By law, an RRG doing business in Connecticut but not domiciled here must submit to the commissioner certain financial information, including a statement of opinion on loss and loss adjustment expense reserves prepared by a member of the American Academy of Actuaries or a qualified loss reserve specialist. The act requires such a statement to be prepared using NAIC-established criteria.

Under the act, such RRGs must also submit to the commissioner upon request a copy of any information or document pertaining to any outside audit of the RRG. Prior law required an RRG to submit only a copy of the audit.

Under existing law, the commissioner may request an examination of the financial condition of an RRG chartered in another state, to be conducted by the commissioner, in the RRG's chartered jurisdiction. If such an examination is not initiated within 60 days, an RRG must submit to such an examination by the Connecticut commissioner. The act limits this provision to RRGs that are both chartered and licensed, instead of only chartered as required under prior law, in another state.

Notice Requirement

Existing law requires an RRG to publish a notice on the front and declaration pages of each issued policy that (1) RRGs may not be subject to all of the state's insurance laws and regulations and (2) state insurance insolvency guaranty funds are not available for policies issued through RRGs.

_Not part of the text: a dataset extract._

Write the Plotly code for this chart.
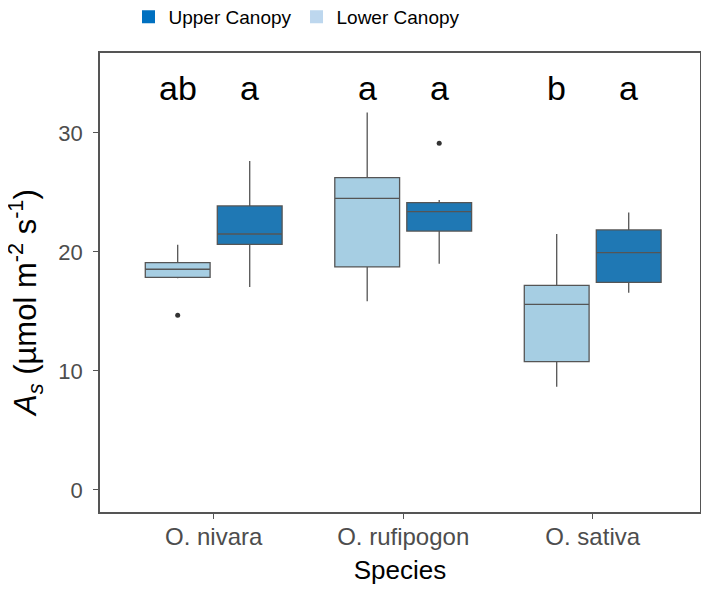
import plotly.graph_objects as go

species = ["O. nivara", "O. rufipogon", "O. sativa"]

# Lower canopy box statistics
lower_lf = [17.8, 15.85, 8.68]
lower_q1 = [17.87, 18.74, 10.78]
lower_med = [18.55, 24.51, 15.6]
lower_q3 = [19.1, 26.25, 17.2]
lower_uf = [20.6, 31.71, 21.51]
lower_out_species = ["O. nivara"]
lower_out = [14.68]

# Upper canopy box statistics
upper_lf = [17.06, 19.02, 16.58]
upper_q1 = [20.64, 21.76, 17.45]
upper_med = [21.51, 23.39, 19.94]
upper_q3 = [23.87, 24.15, 21.85]
upper_uf = [27.65, 24.37, 23.31]
upper_out_species = ["O. rufipogon"]
upper_out = [29.13]

letters_lower = ["ab", "a", "b"]
letters_upper = ["a", "a", "a"]
letter_y = 33.8

y_ticks = [0, 10, 20, 30]

FONT = "Liberation Sans, Arial, sans-serif"
LIGHT = "#A6CEE3"
DARK = "#1F78B4"
EDGE = "#555555"
BOXGAP = 0.24
BOXGROUPGAP = 0.1
DODGE = (1 - BOXGAP) / 4  # centre offset of each box within a group

W, H = 693, 578
ML, MR, MT, MB = 92, 1, 45, 74
plot_w = W - ML - MR
plot_h = H - MT - MB
X_LO = -0.6
X_HI = X_LO + plot_w / 189.5

fig = go.Figure()

fig.add_trace(go.Box(
    x=species,
    q1=lower_q1, median=lower_med, q3=lower_q3,
    lowerfence=lower_lf, upperfence=lower_uf,
    name="Lower Canopy", fillcolor=LIGHT,
    line=dict(color=EDGE, width=1.3),
    boxpoints=False, showlegend=False, whiskerwidth=0,
))
fig.add_trace(go.Box(
    x=species,
    q1=upper_q1, median=upper_med, q3=upper_q3,
    lowerfence=upper_lf, upperfence=upper_uf,
    name="Upper Canopy", fillcolor=DARK,
    line=dict(color=EDGE, width=1.3),
    boxpoints=False, showlegend=False, whiskerwidth=0,
))

# outliers on an overlaid numeric axis matching the category positions
idx = {s: i for i, s in enumerate(species)}
fig.add_trace(go.Scatter(
    x=[idx[s] - DODGE for s in lower_out_species], y=lower_out, xaxis="x2",
    mode="markers", marker=dict(color="#333333", size=5), showlegend=False,
    hoverinfo="y"))
fig.add_trace(go.Scatter(
    x=[idx[s] + DODGE for s in upper_out_species], y=upper_out, xaxis="x2",
    mode="markers", marker=dict(color="#333333", size=5), showlegend=False,
    hoverinfo="y"))

# legend entries (drawn as separate keys, as in the reference)
fig.add_trace(go.Scatter(x=[None], y=[None], mode="markers", name="Upper Canopy",
                         marker=dict(symbol="square", size=13, color="#0070C0")))
fig.add_trace(go.Scatter(x=[None], y=[None], mode="markers", name="Lower Canopy",
                         marker=dict(symbol="square", size=13, color="#BDD7EE")))

annotations = []
for i, sp in enumerate(species):
    annotations.append(dict(x=i - DODGE, y=letter_y, text=letters_lower[i], xref="x2", yref="y",
                            showarrow=False,
                            font=dict(family=FONT, size=34, color="black")))
    annotations.append(dict(x=i + DODGE, y=letter_y, text=letters_upper[i], xref="x2", yref="y",
                            showarrow=False,
                            font=dict(family=FONT, size=34, color="black")))

annotations.append(dict(
    x=(17 - ML) / plot_w, y=(H - MB - 295) / plot_h, xref="paper", yref="paper",
    xanchor="center", yanchor="middle",
    text="<i>A</i><sub><i>s</i></sub> (µmol m<sup>-2</sup> s<sup>-1</sup>)",
    showarrow=False, textangle=-90,
    font=dict(family=FONT, size=31, color="black")))

fig.update_layout(
    width=W, height=H,
    margin=dict(l=ML, r=MR, t=MT, b=MB, autoexpand=False),
    paper_bgcolor="white", plot_bgcolor="white",
    boxmode="group", boxgap=BOXGAP, boxgroupgap=BOXGROUPGAP,
    font=dict(family=FONT),
    legend=dict(orientation="h", x=289 / W, xanchor="center",
                y=1 + (MT + 10) / plot_h, yanchor="top",
                xref="container", yref="paper",
                font=dict(family=FONT, size=19, color="black"),
                itemwidth=30, bgcolor="rgba(0,0,0,0)"),
    annotations=annotations,
)

fig.update_xaxes(
    type="category", categoryorder="array", categoryarray=species,
    range=[X_LO, X_HI], automargin=False,
    showline=True, mirror=True, linecolor="#555555", linewidth=1.5,
    ticks="outside", ticklen=5, tickcolor="#555555", ticklabelstandoff=-3,
    tickfont=dict(family=FONT, size=24, color="#4D4D4D"),
    showgrid=False, zeroline=False,
    title=dict(text="Species", font=dict(family=FONT, size=26, color="black"), standoff=12),
)
fig.update_layout(xaxis2=dict(
    overlaying="x", range=[X_LO, X_HI], visible=False, showgrid=False, zeroline=False))
fig.update_yaxes(
    range=[-1.85, 36.72], tickvals=y_ticks, automargin=False, type="linear",
    showline=True, mirror=True, linecolor="#555555", linewidth=1.5,
    ticks="outside", ticklen=5, tickcolor="#555555", ticklabelstandoff=6,
    tickfont=dict(family=FONT, size=22, color="#4D4D4D"),
    showgrid=False, zeroline=False,
)

fig.write_html("out.html")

The act requires this notice on insurance applications as well.

BACKGROUND

RRGs and Related Federal Law

An RRG is a corporation or other limited liability association formed to assume and distribute the risk exposure of its members. By law, an RRG must meet certain chartering, licensing, and antitrust criteria and be owned by, and provide insurance to, only its members (or an organization comprised solely of its members). Its members must share similar commercial risks, and insurance provided by an RRG to its members must be limited to coverage of the shared risks. Under the federal Liability Risk Retention Act and with certain exceptions, an RRG is primarily regulated by its domiciled state, regardless of whether it also sells insurance in other states. In practice, RRGs are formed as captives. (Captives are insurance companies or entities formed to insure or reinsure the risks of their owners. )

Insurance Groups and Insurance Holding Companies

Insurance groups are insurers and affiliates within an insurance holding company. Insurance holding companies are affiliations between insurance companies and other people, corporations, partnerships, limited liability companies, associations, joint stock companies, business trusts, unincorporated organizations, or other legal entities.